When I was a child, I expected the world to make sense. Because I believed that, I saw reason. I saw patterns. I saw order.
The longer I live, the more those patterns look like chaos and randomness to me. Over the course of my adult life, I’ve had to throw away so many things I was taught as objective truth. The more of my certainty I’ve had to give up, the more fragile and scary life feels.
The uncertainty makes me feel disoriented. The feeling makes me long for the solidity of my previous certainty — but I can’t close my eyes to the chaos, because it appears to be the truth.
Why do people believe absurd things? Why do some people believe the world is flat? Why do others believe in strange conspiracies? I think it’s because the things people believe make it easier for them to feel certain about something.
If someone believes that the Earth is the center of everything — and that it somehow rests on a firm foundation instead of being a rock hurtling through the vastness of space — that can allow him to feel more secure somehow. He doesn’t reason that out, of course, but something in his gut feels better if he believes that. The world feels more orderly to him. So he ignores evidence to the contrary. He believes what he needs to believe.
If someone believes there is a conspiracy of evil people — whether he thinks it’s evil bankers or big businessman or whoever — this allows himself to feel better about his life. He doesn’t have to take responsibility for what’s wrong with the life he lives. He doesn’t even have to feel as though the world (or his country) is out of control. He can choose to believe there is a lot of control — and he feels more comfortable thinking there is evil control than no control at all.
I was taught that we live in an age of reason.
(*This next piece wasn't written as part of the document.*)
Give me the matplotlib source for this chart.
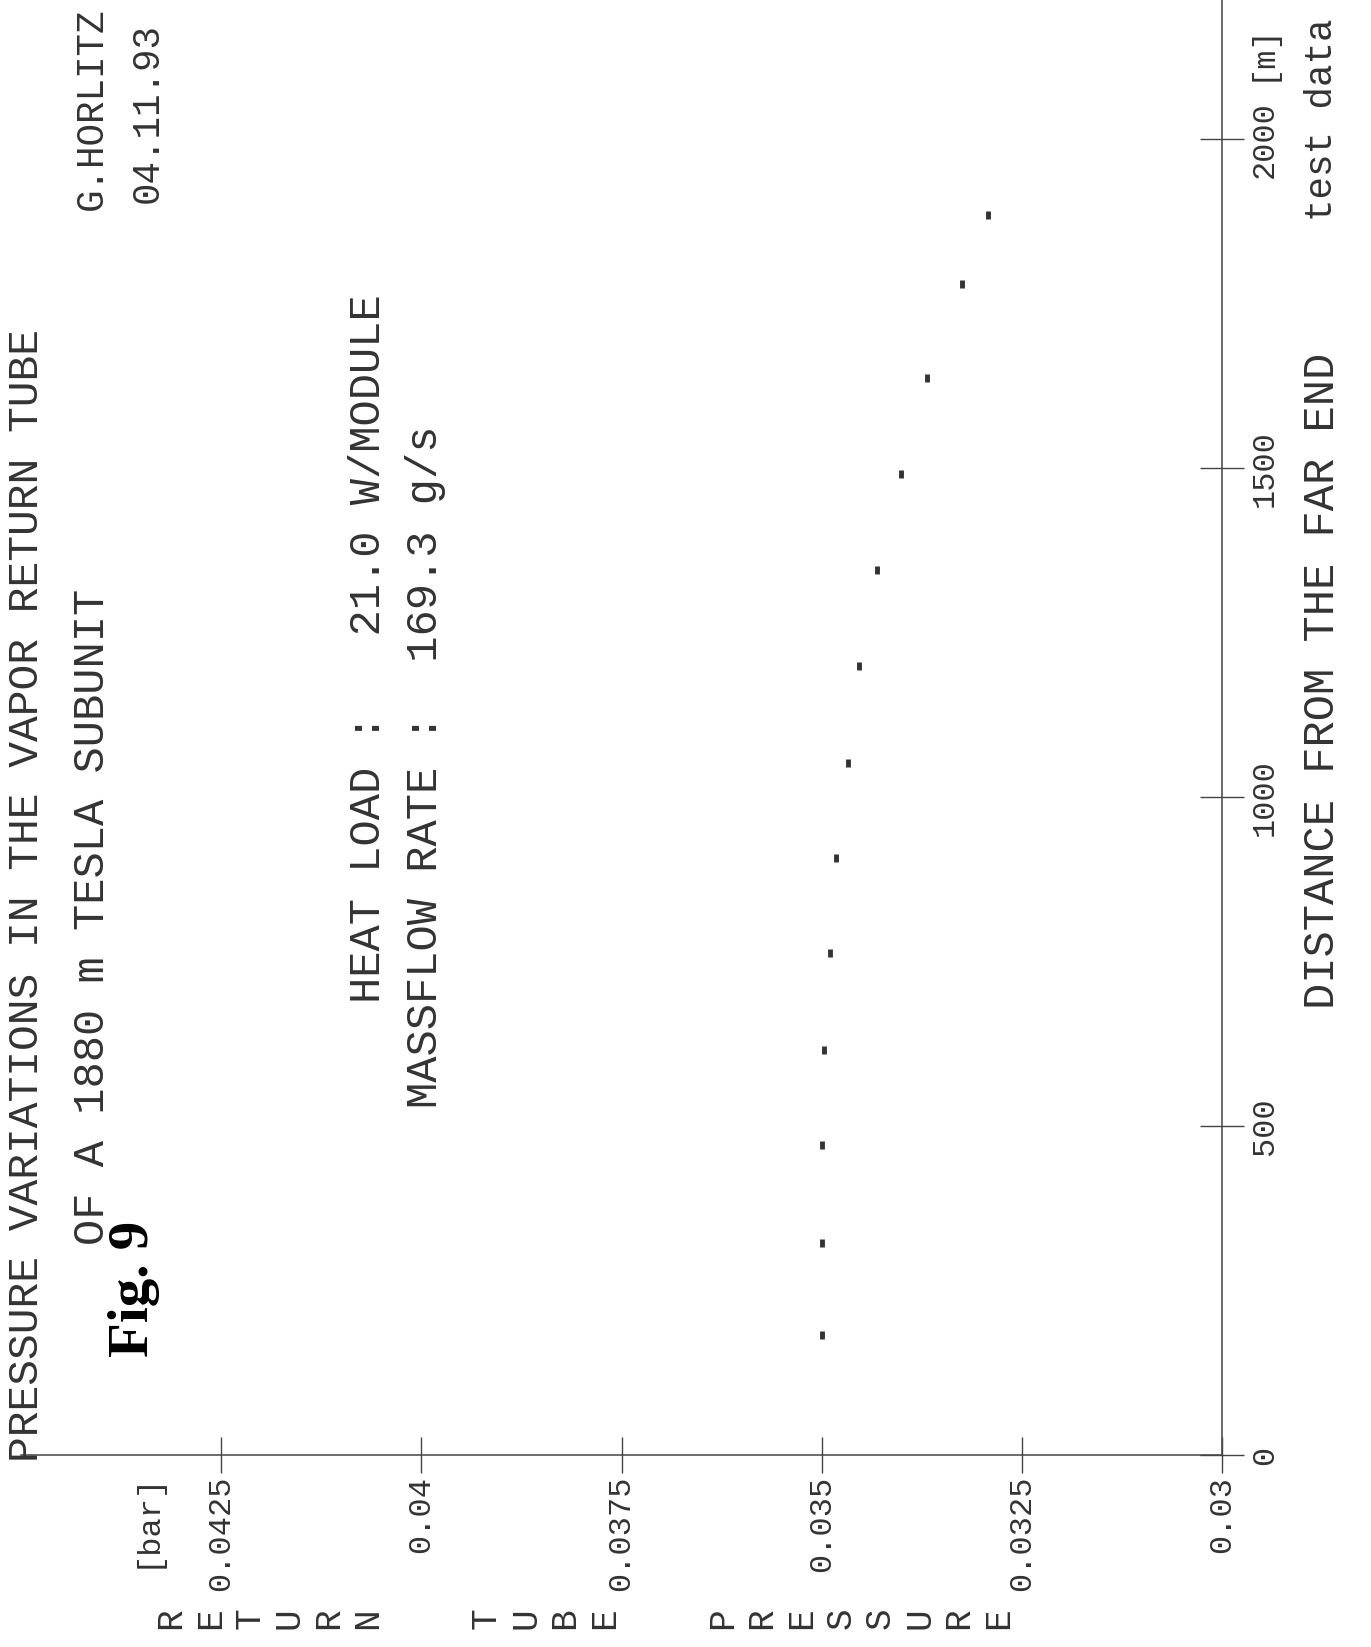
import numpy as np
import matplotlib
matplotlib.use("Agg")
import matplotlib.pyplot as plt

# measured pressure in the vapor return tube vs distance from the far end
distance = [182, 322, 471, 616, 763, 908, 1052, 1200, 1346, 1492, 1638, 1780, 1885]
pressure = [0.03500, 0.03500, 0.03500, 0.03497, 0.03489, 0.03482, 0.03467,
            0.03453, 0.03431, 0.03401, 0.03368, 0.03325, 0.03292]

pressure_ticks = [0.03, 0.0325, 0.035, 0.0375, 0.04, 0.0425]
pressure_labels = ["0.03", "0.0325", "0.035", "0.0375", "0.04", "0.0425"]
distance_ticks = [0, 500, 1000, 1500, 2000]
distance_labels = ["0", "500", "1000", "1500", "2000"]

W, H = 1371, 1647
INK = "#333333"
MONO = "Liberation Mono"

fig = plt.figure(figsize=(W / 100, H / 100), dpi=100)
fig.patch.set_facecolor("white")


def vtext(x, y, s, size, **kw):
    # text turned 90 deg, starting at pixel (x, y) and reading upwards
    kw.setdefault("family", MONO)
    kw.setdefault("color", INK)
    fig.text(x / W, 1 - y / H, s, rotation=90, rotation_mode="anchor",
             ha="left", va="center", fontsize=size, **kw)


ax = fig.add_axes([21 / W, (H - 1455) / H, (1222 - 21) / W, 1455 / H])
ax.set_xlim(0.045, 0.03)
ax.set_ylim(0, 2212)
ax.patch.set_alpha(0)

for side in ["top", "left"]:
    ax.spines[side].set_visible(False)
for side in ["bottom", "right"]:
    ax.spines[side].set_color("#444444")
    ax.spines[side].set_linewidth(1.1)
    ax.spines[side].set_linestyle((0, (4, 1)))

ax.plot(pressure, distance, ls="none", marker="|", ms=6, mew=3.5,
        color=INK, clip_on=False)

ax.set_xticks(pressure_ticks)
ax.set_xticklabels(pressure_labels, family=MONO, fontsize=23, color=INK,
                   rotation=90)
ax.tick_params(axis="x", direction="inout", length=26, width=1,
               color="#444444", pad=2)

ax.yaxis.tick_right()
ax.set_yticks(distance_ticks)
ax.set_yticklabels(distance_labels, family=MONO, fontsize=23, color=INK,
                   rotation=90)
for lab in ax.get_yticklabels():
    lab.set_va("center")
ax.tick_params(axis="y", direction="inout", length=32, width=1,
               color="#444444", pad=4, left=False, right=True,
               labelleft=False, labelright=True)

ax.annotate("[m]", xy=(0.03, 2000), xytext=(40, 58),
            textcoords="offset pixels", rotation=90, rotation_mode="anchor",
            ha="left", va="center", family=MONO, fontsize=23, color=INK)

# header block
vtext(27, 1462, "PRESSURE VARIATIONS IN THE VAPOR RETURN TUBE", 31)
vtext(92, 1245, "OF A 1880 m TESLA SUBUNIT", 31.5)
vtext(92, 210, "G.HORLITZ", 27)
vtext(148, 203, "04.11.93", 27)
vtext(134, 1357, "Fig. 9", 41, family="Liberation Serif",
      fontweight="bold", color="black")

# run conditions
vtext(368, 1003, "HEAT LOAD :   21.0 W/MODULE", 31.5)
vtext(425, 1108, "MASSFLOW RATE :  169.3 g/s", 31.5)

# axis titles
vtext(1322, 1009, "DISTANCE FROM THE FAR END", 31.5)
vtext(1322, 221, "test data", 27)
vtext(147, 1568, "[bar]", 23)

letters = "RETURN  TUBE  PRESSURE"
for k, ch in enumerate(letters):
    if ch != " ":
        fig.text((171 + k * 39.4) / W, 1 - 1618 / H, ch, rotation=90,
                 ha="center", va="center", family=MONO, fontsize=26,
                 color=INK)

fig.savefig("out.png", dpi=100, facecolor="white")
I was taught that our political leaders cared about us and that they made decisions about what would be best for everyone. I was taught that we were entering an era when poverty would be banished and humans would live in peaceful brotherhood.
The reality I face is far different.
I know from experience how crooked the political world is. I know how little connection there is between politicians’ rhetoric and their true motivations. (I used to write their words, remember.) I know that there is brutal poverty all around me. Even though the world is slowly getting richer — and the worst of the poor are better off than they once were — I know that almost none of the people I see every day even acknowledge that poverty exists. I know that people around the world continue to kill each other for the flimsiest of reasons.
I was taught certainty about all sorts of things, including theology. This has caused me serious anguish over the years as I’ve struggled to find the truth between what I had been taught and what I can experience of a Creator I know as God.
When it comes to metaphysical truth, it’s easiest to go one direction or the other — to either claim absolute faith in whatever some man preached from a pulpit or else reject everything but what science can prove. I can’t do either one of those.
I am terrified at the uncertainty I face. As I say “I don’t know” to more and more things in this world — in order to be honest with myself and others — I’m left disoriented. I don’t have many of the foundational “truths” which seemed so firm and so obvious when I was young.
Instead, what I’m left with is a huge gap between what I believe I know and what I know that I don’t know. The easy choice is to live in one of those extremes — what I believe I know or in the conviction that we know nothing except what we can see or touch or measure.
Instead, I live in the gap between those two kind of certainty. It’s a very scary place.
I want certainty to believe in. I still have faith that there is certainty. I have faith that there will be patterns in the randomness. I have faith that objective truth is still out there to be found beyond this life.
In the meantime, I find less and less about this world makes sense. Man’s ability to reason is vastly overestimated — and his tendency toward self-deception is vastly underestimated. I see a world of chaos and it makes me feel very disoriented.
I hate looking at the chaos, because I long for order. I hate admitting my uncertainty, because I desperately need certainty. I hate seeing all the ugliness, because I long for beauty.
But truth is more important than my discomfort. The world is full of chaos. It’s uncertain and seems random. It seems ugly and hateful.
I cling to my spirit’s faith that in the truth I will find patterns and certainty and beauty and love. It’s the only way I can deal with a world which disappoints and disorients me every single day.
My hope is that my faith in my Creator will lead me to truth in the end.